REQUEST: Please write out the lines of the data exactly, beginning with the first and ending with the line containing "minimum width=109pt, minimum"; leave the pictures behind.

COLLECTED DATA:
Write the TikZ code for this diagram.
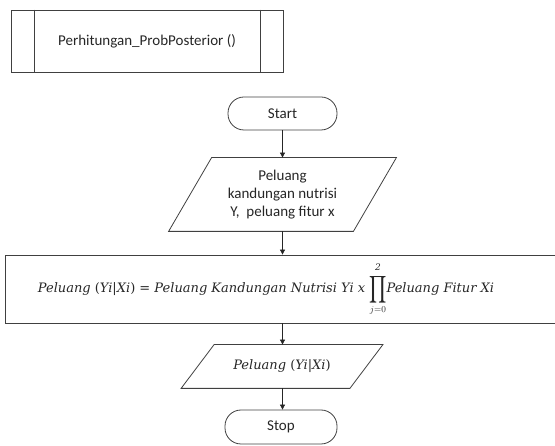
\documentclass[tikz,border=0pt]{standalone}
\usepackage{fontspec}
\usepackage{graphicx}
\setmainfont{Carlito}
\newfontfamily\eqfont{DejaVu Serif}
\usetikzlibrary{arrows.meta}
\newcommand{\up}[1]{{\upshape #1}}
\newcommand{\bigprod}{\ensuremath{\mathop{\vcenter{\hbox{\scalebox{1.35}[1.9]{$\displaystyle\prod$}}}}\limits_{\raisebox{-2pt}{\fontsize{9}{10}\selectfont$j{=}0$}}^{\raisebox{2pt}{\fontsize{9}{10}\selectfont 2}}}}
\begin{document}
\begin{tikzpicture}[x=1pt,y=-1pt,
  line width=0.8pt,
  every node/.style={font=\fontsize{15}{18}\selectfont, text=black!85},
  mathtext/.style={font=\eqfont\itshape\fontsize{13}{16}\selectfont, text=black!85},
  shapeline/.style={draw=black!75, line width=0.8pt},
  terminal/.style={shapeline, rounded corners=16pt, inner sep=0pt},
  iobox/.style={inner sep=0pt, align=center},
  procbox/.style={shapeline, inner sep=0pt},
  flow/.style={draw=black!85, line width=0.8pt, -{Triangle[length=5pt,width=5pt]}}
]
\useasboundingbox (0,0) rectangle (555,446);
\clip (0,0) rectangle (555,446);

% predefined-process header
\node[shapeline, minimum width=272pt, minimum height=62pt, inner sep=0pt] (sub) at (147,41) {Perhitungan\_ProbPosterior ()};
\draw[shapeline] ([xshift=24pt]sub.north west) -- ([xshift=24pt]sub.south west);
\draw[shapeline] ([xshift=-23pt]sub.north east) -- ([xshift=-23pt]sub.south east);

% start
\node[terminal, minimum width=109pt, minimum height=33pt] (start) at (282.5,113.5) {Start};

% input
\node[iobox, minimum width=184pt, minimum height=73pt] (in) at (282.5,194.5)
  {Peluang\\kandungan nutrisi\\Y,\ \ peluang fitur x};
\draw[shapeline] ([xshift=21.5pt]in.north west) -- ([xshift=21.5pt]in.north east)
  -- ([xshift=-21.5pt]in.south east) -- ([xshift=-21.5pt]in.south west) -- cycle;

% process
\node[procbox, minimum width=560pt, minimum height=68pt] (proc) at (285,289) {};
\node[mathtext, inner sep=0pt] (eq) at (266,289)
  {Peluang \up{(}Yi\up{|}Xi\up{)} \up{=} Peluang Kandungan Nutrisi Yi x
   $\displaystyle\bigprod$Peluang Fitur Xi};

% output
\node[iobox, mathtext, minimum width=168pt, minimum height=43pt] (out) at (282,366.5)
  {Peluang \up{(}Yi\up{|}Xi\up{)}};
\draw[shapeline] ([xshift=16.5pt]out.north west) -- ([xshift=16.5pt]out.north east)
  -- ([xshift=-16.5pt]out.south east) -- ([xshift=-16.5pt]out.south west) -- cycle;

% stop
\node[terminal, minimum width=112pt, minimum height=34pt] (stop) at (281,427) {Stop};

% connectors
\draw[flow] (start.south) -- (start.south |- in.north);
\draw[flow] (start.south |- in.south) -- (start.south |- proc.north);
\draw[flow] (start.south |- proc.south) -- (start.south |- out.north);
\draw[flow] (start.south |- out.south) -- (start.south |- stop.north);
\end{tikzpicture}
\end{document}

TASK ANSWER:
Write the TikZ code for this diagram.
\documentclass[tikz,border=0pt]{standalone}
\usepackage{fontspec}
\usepackage{graphicx}
\setmainfont{Carlito}
\newfontfamily\eqfont{DejaVu Serif}
\usetikzlibrary{arrows.meta}
\newcommand{\up}[1]{{\upshape #1}}
\newcommand{\bigprod}{\ensuremath{\mathop{\vcenter{\hbox{\scalebox{1.35}[1.9]{$\displaystyle\prod$}}}}\limits_{\raisebox{-2pt}{\fontsize{9}{10}\selectfont$j{=}0$}}^{\raisebox{2pt}{\fontsize{9}{10}\selectfont 2}}}}
\begin{document}
\begin{tikzpicture}[x=1pt,y=-1pt,
  line width=0.8pt,
  every node/.style={font=\fontsize{15}{18}\selectfont, text=black!85},
  mathtext/.style={font=\eqfont\itshape\fontsize{13}{16}\selectfont, text=black!85},
  shapeline/.style={draw=black!75, line width=0.8pt},
  terminal/.style={shapeline, rounded corners=16pt, inner sep=0pt},
  iobox/.style={inner sep=0pt, align=center},
  procbox/.style={shapeline, inner sep=0pt},
  flow/.style={draw=black!85, line width=0.8pt, -{Triangle[length=5pt,width=5pt]}}
]
\useasboundingbox (0,0) rectangle (555,446);
\clip (0,0) rectangle (555,446);

% predefined-process header
\node[shapeline, minimum width=272pt, minimum height=62pt, inner sep=0pt] (sub) at (147,41) {Perhitungan\_ProbPosterior ()};
\draw[shapeline] ([xshift=24pt]sub.north west) -- ([xshift=24pt]sub.south west);
\draw[shapeline] ([xshift=-23pt]sub.north east) -- ([xshift=-23pt]sub.south east);

% start
\node[terminal, minimum width=109pt, minimum height=33pt] (start) at (282.5,113.5) {Start};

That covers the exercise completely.